In opposition, Plaintiff argues that Defendant is precluded from awarding attorney’s fees based on California Code of Civil Procedure § 1717(b)(2), which states that no prevailing party can be found in a contract case voluntarily dismissed. (Opp. pp. 2-4.) 

 

The Court finds that California Code of Civil Procedure §§ 1717(b)(2) and 1032(b) are controlling in the instant case.  Plaintiff correctly points out the relevant text of CCP § 1032(b) which provides that “Except as otherwise expressly provided by statute…” (Code. Civ. Proc. § 1032(b).) Civil Code § 1717(b)(2) provides, “Where an action has been voluntarily dismissed or dismissed pursuant to a settlement of the case, there shall be no prevailing party for purposes of this section.” (Code. Civ. Proc. § 1717(b)(2).) Here, Plaintiff voluntarily dismissed the action against Defendant on September 27, 2023, which the Court granted the following day. (09/27/23 Request for Dismissal).

Defendant, in its moving papers, relies on Santisas v. Goodin in which the court held that where,

…plaintiffs voluntarily dismissed this action with prejudice, the seller defendants are defendants in whose favor a dismissal has been entered. Accordingly, they are “prevailing parties” within the meaning of Code of Civil Procedure section 1032, subdivision (b), and are “entitled as a matter of right to recover costs” unless another statute expressly provides otherwise.

(Santisas v. Goodin (1998) 17 Cal.4th 599, 605.) However, the Santisas court held that “[I]n voluntary pretrial dismissal cases, Civil Code section 1717 bars recovery of attorney fees incurred in defending contract claims” (Id. at 602.) The Santisas court further held that § 1717 does not bar recovery of attorney’s fees incurred in defending a tort or other noncontract claim. However, it declined to extend its opinion as it related to attorney’s fees incurred to litigate issues common to contract and tort claims. (Id. at p. 623, fn. 10.) Here, the Court is inclined to do the same.

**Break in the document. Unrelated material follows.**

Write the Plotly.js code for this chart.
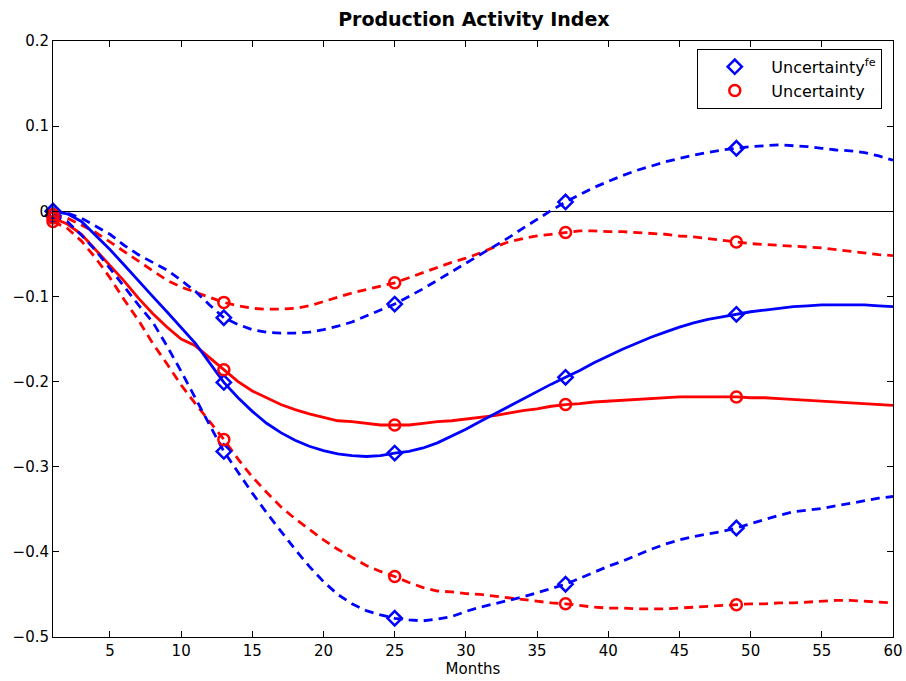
<!DOCTYPE html>
<html>
<head>
<meta charset="utf-8">
<script src="https://cdn.plot.ly/plotly-3.0.1.min.js"></script>
<style>html,body{margin:0;padding:0;background:#fff}#chart{width:906px;height:681px}</style>
</head>
<body>
<div id="chart"></div>
<script>
const months = Array.from({length: 60}, (_, i) => i + 1);
const markerMonths = [1, 13, 25, 37, 49];
const xTicks = [5, 10, 15, 20, 25, 30, 35, 40, 45, 50, 55, 60];

const feMedian = [0, -0.003, -0.012, -0.028, -0.045, -0.063, -0.082, -0.100, -0.118, -0.136, -0.155, -0.178, -0.201,
  -0.219, -0.235, -0.249, -0.260, -0.269, -0.276, -0.281, -0.285, -0.287, -0.288, -0.287, -0.284,
  -0.282, -0.278, -0.272, -0.264, -0.256, -0.247, -0.238, -0.229, -0.220, -0.212, -0.203, -0.195,
  -0.187, -0.178, -0.170, -0.162, -0.155, -0.148, -0.142, -0.136, -0.131, -0.127, -0.124, -0.121,
  -0.118, -0.116, -0.114, -0.112, -0.111, -0.110, -0.110, -0.110, -0.110, -0.111, -0.112];
const feUpper = [0, -0.002, -0.008, -0.017, -0.027, -0.040, -0.051, -0.060, -0.069, -0.081, -0.094, -0.110, -0.125,
  -0.133, -0.139, -0.142, -0.143, -0.143, -0.142, -0.139, -0.135, -0.130, -0.123, -0.116, -0.109,
  -0.100, -0.091, -0.081, -0.071, -0.062, -0.052, -0.042, -0.031, -0.020, -0.009, 0.001, 0.011,
  0.020, 0.028, 0.035, 0.042, 0.048, 0.053, 0.058, 0.062, 0.066, 0.069, 0.072, 0.074,
  0.076, 0.077, 0.078, 0.077, 0.076, 0.074, 0.072, 0.071, 0.069, 0.065, 0.060];
const feLower = [-0.005, -0.012, -0.028, -0.046, -0.067, -0.089, -0.110, -0.130, -0.158, -0.188, -0.220, -0.251, -0.282,
  -0.307, -0.331, -0.354, -0.376, -0.397, -0.417, -0.435, -0.450, -0.461, -0.469, -0.474, -0.478,
  -0.480, -0.481, -0.479, -0.476, -0.470, -0.465, -0.461, -0.457, -0.453, -0.448, -0.443, -0.438,
  -0.431, -0.424, -0.417, -0.411, -0.404, -0.397, -0.391, -0.386, -0.382, -0.379, -0.376, -0.372,
  -0.367, -0.362, -0.357, -0.353, -0.351, -0.349, -0.346, -0.343, -0.340, -0.337, -0.335];

const unMedian = [-0.008, -0.015, -0.027, -0.045, -0.063, -0.082, -0.102, -0.120, -0.136, -0.150, -0.158, -0.172, -0.186,
  -0.200, -0.211, -0.219, -0.227, -0.233, -0.238, -0.242, -0.246, -0.247, -0.249, -0.251, -0.251,
  -0.251, -0.249, -0.247, -0.246, -0.244, -0.242, -0.240, -0.237, -0.234, -0.232, -0.229, -0.227,
  -0.226, -0.224, -0.223, -0.222, -0.221, -0.220, -0.219, -0.218, -0.218, -0.218, -0.218, -0.218,
  -0.219, -0.219, -0.220, -0.221, -0.222, -0.223, -0.224, -0.225, -0.226, -0.227, -0.228];
const unUpper = [-0.004, -0.008, -0.016, -0.025, -0.036, -0.047, -0.058, -0.070, -0.081, -0.089, -0.095, -0.101, -0.107,
  -0.111, -0.114, -0.115, -0.115, -0.114, -0.111, -0.106, -0.101, -0.096, -0.092, -0.088, -0.084,
  -0.078, -0.072, -0.066, -0.060, -0.055, -0.049, -0.042, -0.036, -0.032, -0.029, -0.027, -0.025,
  -0.023, -0.023, -0.024, -0.024, -0.025, -0.026, -0.027, -0.029, -0.030, -0.032, -0.034, -0.036,
  -0.038, -0.039, -0.040, -0.041, -0.042, -0.043, -0.045, -0.047, -0.049, -0.051, -0.052];
const unLower = [-0.012, -0.020, -0.035, -0.055, -0.078, -0.104, -0.128, -0.155, -0.179, -0.204, -0.226, -0.247, -0.268,
  -0.291, -0.312, -0.330, -0.347, -0.361, -0.374, -0.386, -0.397, -0.407, -0.416, -0.423, -0.429,
  -0.436, -0.442, -0.446, -0.447, -0.449, -0.450, -0.452, -0.454, -0.456, -0.458, -0.460, -0.461,
  -0.463, -0.465, -0.466, -0.466, -0.467, -0.467, -0.467, -0.466, -0.465, -0.464, -0.463, -0.462,
  -0.461, -0.461, -0.460, -0.460, -0.459, -0.458, -0.457, -0.457, -0.458, -0.459, -0.460];

const BLUE = '#0000ff', RED = '#ff0000';
const pick = arr => markerMonths.map(m => arr[m - 1]);

function lineTrace(y, color, dash) {
  return {x: months, y: y, mode: 'lines', showlegend: false, hoverinfo: 'skip',
    line: {color: color, width: 2.8, dash: dash}};
}
function markTrace(y, color, symbol, name, legend) {
  return {x: markerMonths, y: pick(y), mode: 'markers', name: name, showlegend: legend,
    legendgroup: name, cliponaxis: false,
    marker: {symbol: symbol, size: 11, color: color, line: {color: color, width: 2.5}}};
}

const dashPat = '9px,6px';
const traces = [
  lineTrace(unUpper, RED, dashPat), lineTrace(unLower, RED, dashPat), lineTrace(unMedian, RED, 'solid'),
  lineTrace(feUpper, BLUE, dashPat), lineTrace(feLower, BLUE, dashPat), lineTrace(feMedian, BLUE, 'solid'),
  markTrace(feMedian, BLUE, 'diamond-open', 'Uncertainty<sup>fe</sup>', true),
  markTrace(feUpper, BLUE, 'diamond-open', 'Uncertainty<sup>fe</sup>', false),
  markTrace(feLower, BLUE, 'diamond-open', 'Uncertainty<sup>fe</sup>', false),
  markTrace(unMedian, RED, 'circle-open', 'Uncertainty', true),
  markTrace(unUpper, RED, 'circle-open', 'Uncertainty', false),
  markTrace(unLower, RED, 'circle-open', 'Uncertainty', false)
];

const layout = {
  width: 906, height: 681,
  margin: {l: 53, r: 13, t: 41, b: 44},
  paper_bgcolor: '#fff', plot_bgcolor: '#fff',
  font: {family: 'DejaVu Sans, Liberation Sans, Arial, sans-serif', size: 15, color: '#000'},
  title: {text: '<b>Production Activity Index</b>', x: 0.523, xanchor: 'center', y: 0.972, yanchor: 'middle',
    font: {size: 19, color: '#000'}},
  xaxis: {range: [1, 60], tickvals: xTicks, ticks: 'inside', ticklen: 6, tickwidth: 1, tickcolor: '#000',
    showline: true, linecolor: '#000', linewidth: 1, mirror: 'ticks', showgrid: false, zeroline: false,
    title: {text: 'Months', standoff: 2, font: {size: 15}}, tickfont: {size: 15}},
  yaxis: {range: [-0.5, 0.2], dtick: 0.1, tick0: 0, ticks: 'inside', ticklen: 6, tickwidth: 1, tickcolor: '#000',
    showline: true, linecolor: '#000', linewidth: 1, mirror: 'ticks', showgrid: false,
    zeroline: true, zerolinecolor: '#000', zerolinewidth: 1, tickfont: {size: 15}},
  legend: {x: 0.767, y: 0.987, xanchor: 'left', yanchor: 'top', bgcolor: '#fff', bordercolor: '#000',
    borderwidth: 1, font: {size: 16}, tracegroupgap: 0, itemwidth: 63},
  showlegend: true
};

Plotly.newPlot('chart', traces, layout, {displayModeBar: false, staticPlot: true});
</script>
</body>
</html>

Thus, under Civil Code § 1717(b)(2), the Court finds Defendant not to be the prevailing party in this matter because Plaintiff voluntarily dismissed its complaint. Therefore, the Court finds that since there is no prevailing party in this matter, Defendant is not entitled to attorney’s fees under the statute.

 

Accordingly, the Court DENIES the Motion for Attorney’s Fees.

 

III.       Conclusion

           

            Defendant’s Motion for Attorney’s Fees from Plaintiff is DENIED.

 

Moving party is ordered to give notice.